Remember that the government has also created a protective shield for the MSMEs as far as government procurement orders are concerned. It has now been decided that all government procurement orders below Rs 200 crore would not require the flotation of a global public tender. In other words, the Indian MSMEs can compete for such orders below Rs 200 crore without any competition from foreign companies.

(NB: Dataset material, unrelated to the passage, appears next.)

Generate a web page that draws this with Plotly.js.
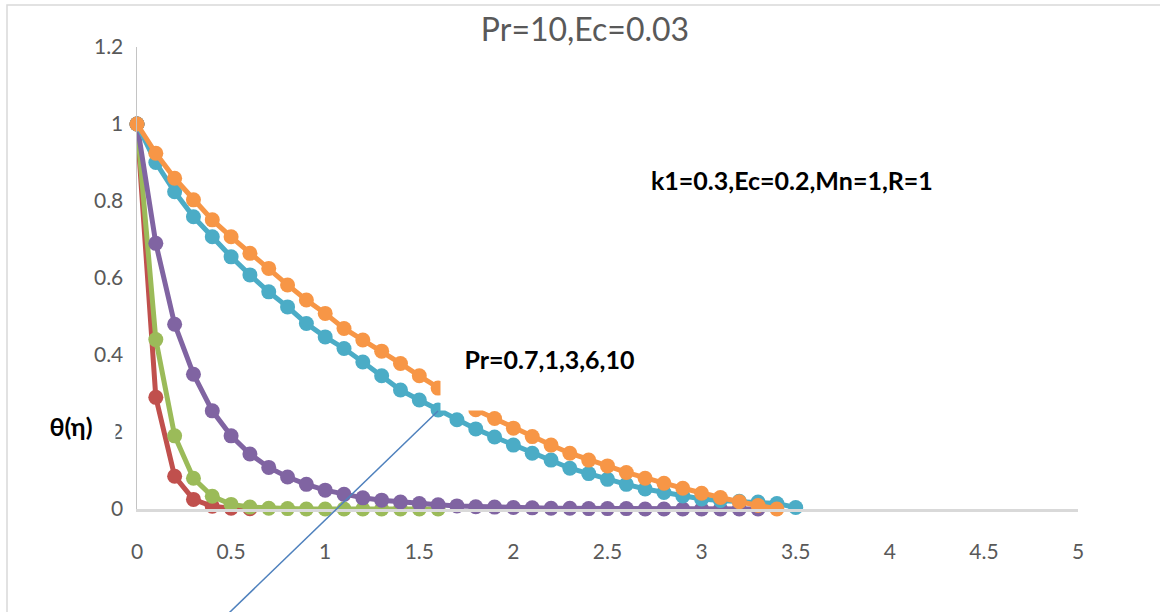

Such curbs will deny the government the benefits of global competition in ensuring improved quality at lower prices. But it would appear that the increase in the investment and turnover limit for medium enterprises to Rs 50 crore and Rs 250 crore, respectively, has not been an unmitigated blessing for the MSME sector in India. The smaller among the medium enterprises will now have to struggle harder to face tougher competition from new and larger companies that would now be classified as medium enterprises under the increased limits. There is, therefore, an urgent need for expediting domestic policy reforms to make the smaller enterprises, in particular, strong enough to enable them to face competition and enhance their ease of doing business.

The arrival of a big fish in a pond cannot be good news for the small fish. In India’s MSME sector, the age-old principle of Mats ya Nyay (big fish eating up small fish) will soon work against the smaller of the medium enterprises. Expect, therefore, some protests from these millions of micro and small units, who may demand more relief after being threatened by the larger units.